Avant qu’il ne publie Saisons de la nuit, qui l’ont fait connaître en France et en Angleterre, Colum McCann, 34 ans, s’était essayé au difficile exercice de la nouvelle. Avec le recueil La Rivière de l’exil, il nous livre douze récits de longueurs inégales liés à son Irlande natale, cette île qui a tant souffert de voir partir ses enfants, aux Etats-Unis principalement, en Europe souvent, et même plus loin, en Australie. Les personnages habitant ces nouvelles -hommes et femmes-, exprimant leur tristesse à vivre loin de leurs racines et loin des leurs.

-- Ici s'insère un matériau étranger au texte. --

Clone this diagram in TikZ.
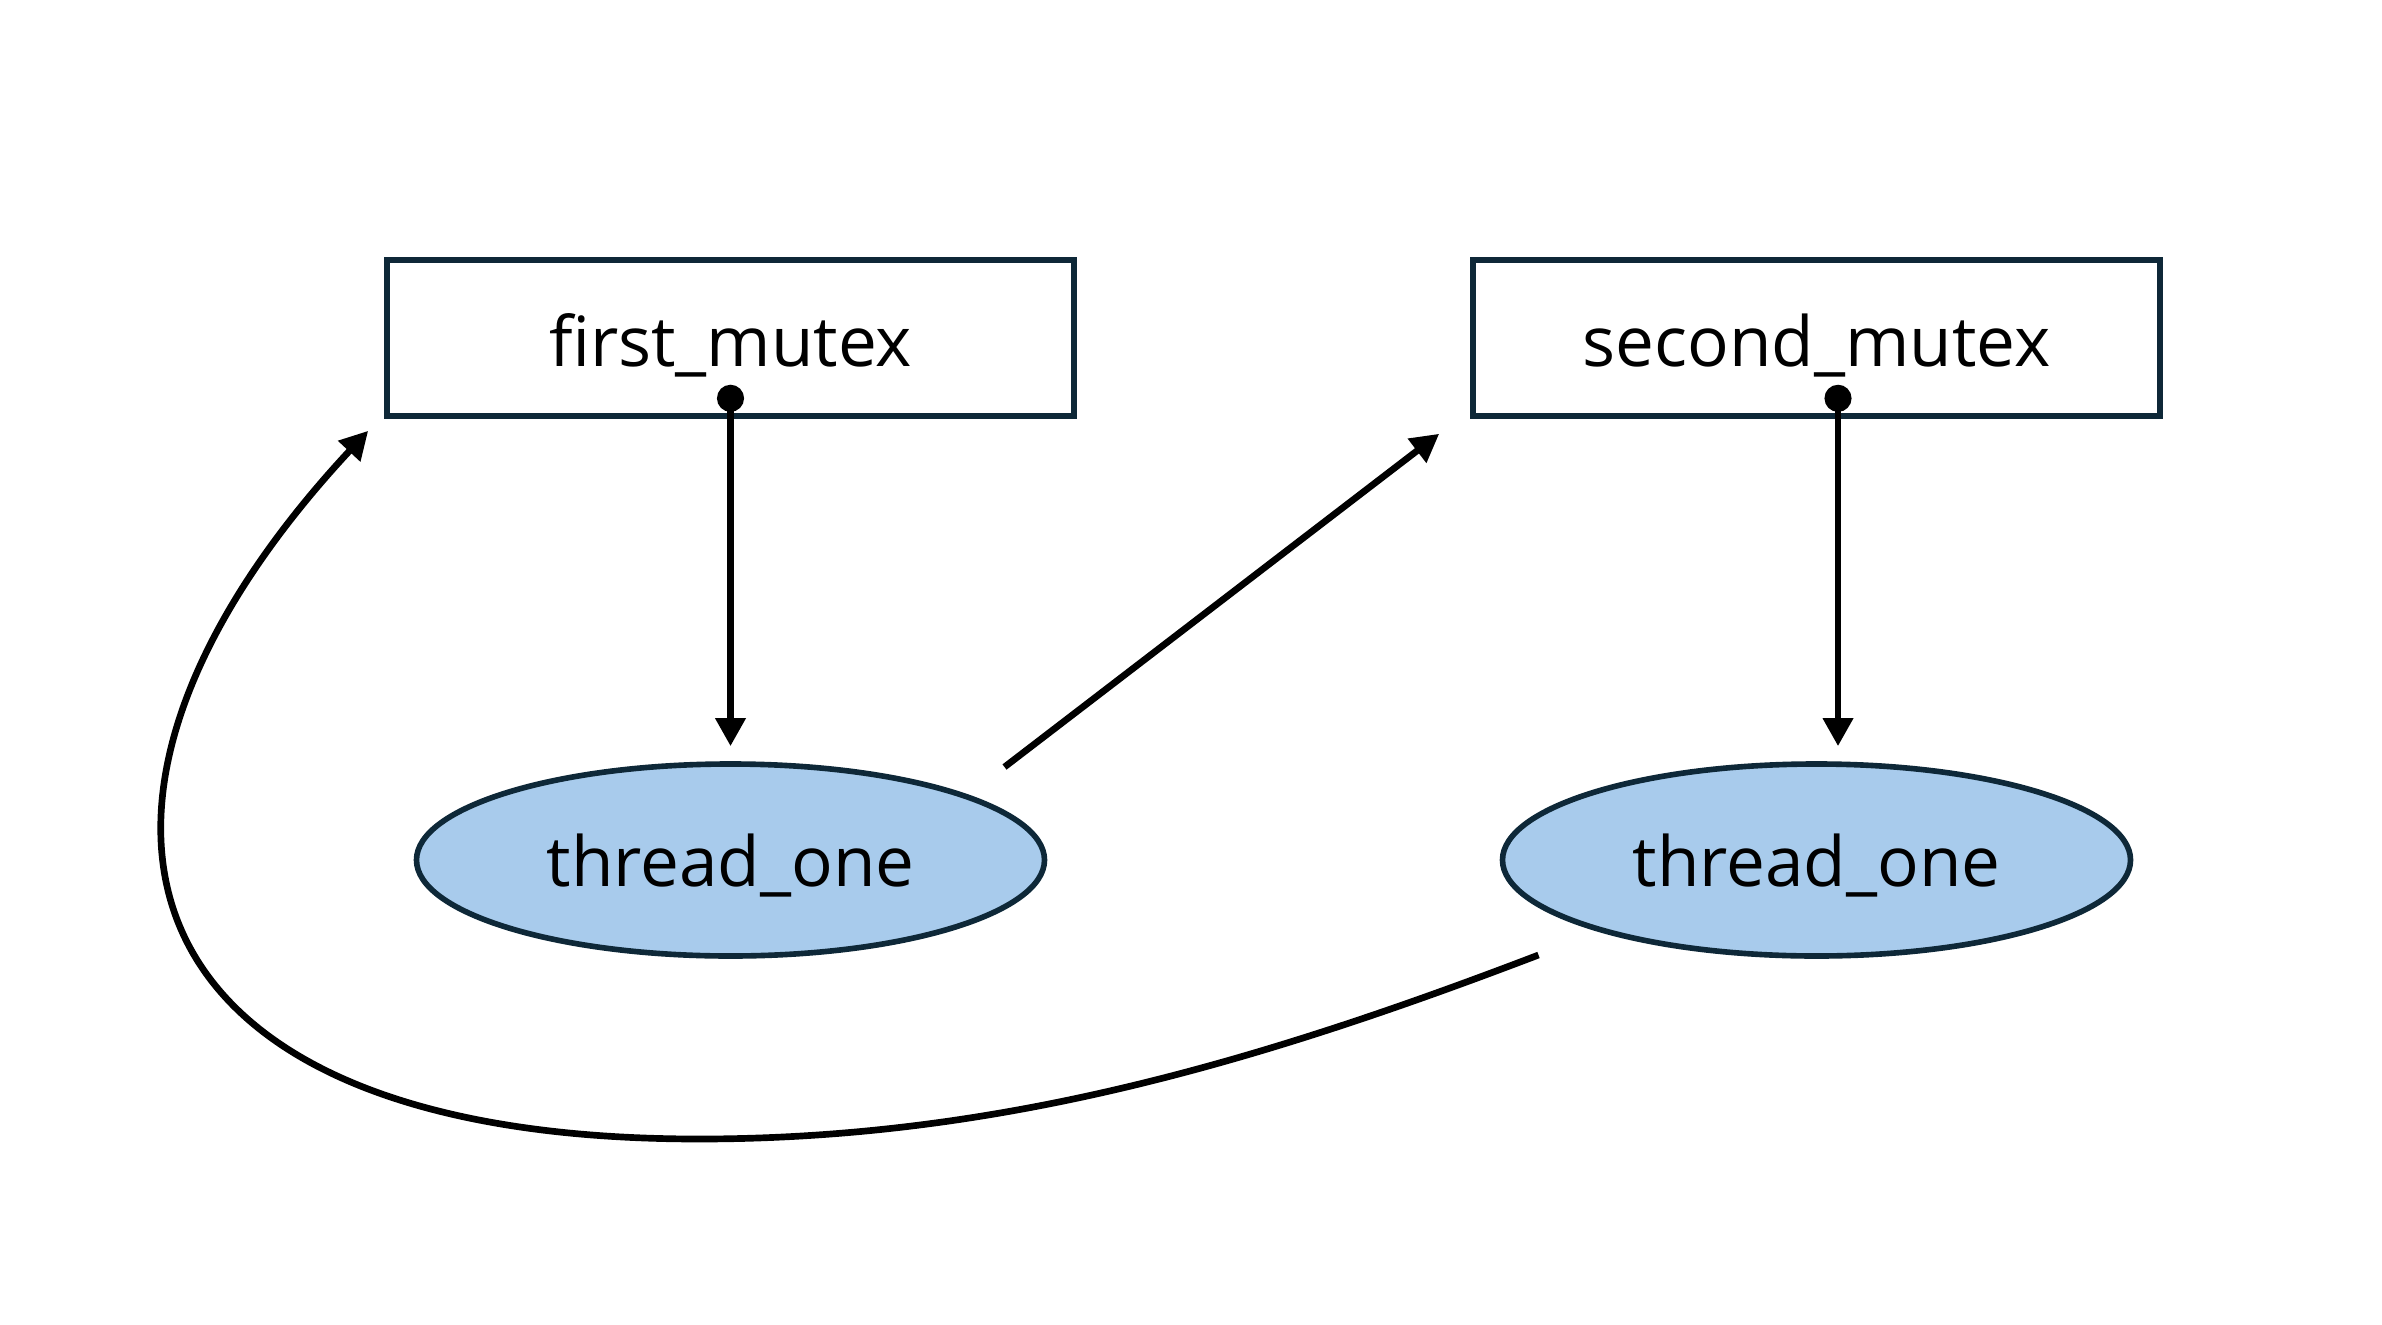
\documentclass[tikz,border=0pt]{standalone}
\usepackage{fontspec}
\setmainfont{Open Sans}
\usetikzlibrary{arrows.meta,calc,positioning,shapes.geometric}
\definecolor{edgeblue}{RGB}{14,40,56}
\definecolor{threadfill}{RGB}{168,203,236}
\tikzset{%
	mutex/.style    = {draw=edgeblue, line width=1.6pt, rectangle, minimum width=6.87cm, minimum height=1.56cm, text height=16.4pt, text depth=0pt, font=\fontsize{19.7}{24}\selectfont}, % Mutex
	thread/.style   = {draw=edgeblue, fill=threadfill, line width=1.6pt, ellipse, inner sep=0pt, minimum width=6.28cm, minimum height=1.92cm, text height=15pt, text depth=0pt, font=\fontsize{19.7}{24}\selectfont}, % Thread
	waypoint/.style = {coordinate}, % Waypoint
	link/.style     = {line width=1.9pt, -{Triangle[length=0.28cm,width=0.29cm]}}, % Wait
	holds/.style    = {line width=1.9pt, {Circle[length=0.27cm]}-{Triangle[length=0.28cm,width=0.29cm]}}, % Owner
}
\begin{document}
\begin{tikzpicture}[node distance = 10.86cm]
		\useasboundingbox (0,0) rectangle (23.82,13.24);
		\node[mutex] (m1) at (7.305,9.86) {first\_mutex};
		\node[mutex,right of=m1] (m2) {second\_mutex};
		\node[thread,below of=m1,node distance = 5.22cm] (t1) {thread\_one};
		\node[thread,below of=m2,node distance = 5.22cm] (t2) {thread\_one};
		\node[waypoint] (wp) at (6.99,1.85) {};
		\draw[holds] ($(m1.south)+(0,0.34)$) -- ($(t1.north)+(0,0.15)$);
		\draw[holds] ($(m2.south)+(0.215,0.34)$) -- ($(t2.north)+(0.215,0.15)$);
		\draw[link] ($(t1)+(2.74,0.93)$) -- ($(m2.south west)+(-0.31,-0.15)$);
		\draw[link] ($(t2)+(-2.78,-0.95)$) .. controls +(-2.8,-1.07) and +(3,0) .. (wp)
			.. controls +(-6,0) and +(-3.4,-3.65) .. ($(m1.south west)+(-0.16,-0.12)$);
		\end{tikzpicture}
\end{document}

Le plus fascinant, au fur et à mesure que l’on avance dans la lecture de ces récits, c’est de voir la capacité et la facilité avec lesquelles Colum McCann combine différents types de duos possibles, mêlant les âges, les sexes et les nationalités. Comme une expérimentation de toutes les relations humaines : les sœurs, les amis, le couple d’hommes, les époux, le père et la fille… Un narrateur à chaque fois différent prend ainsi en charge le cours de ces histoires que l’auteur semble avoir vécues, si on ne les lui a pas tout simplement rapportées. L’émotion se ressent ainsi fortement à travers tous ces personnages, fragiles et forts à la fois, en quête de bonheur et d’amour.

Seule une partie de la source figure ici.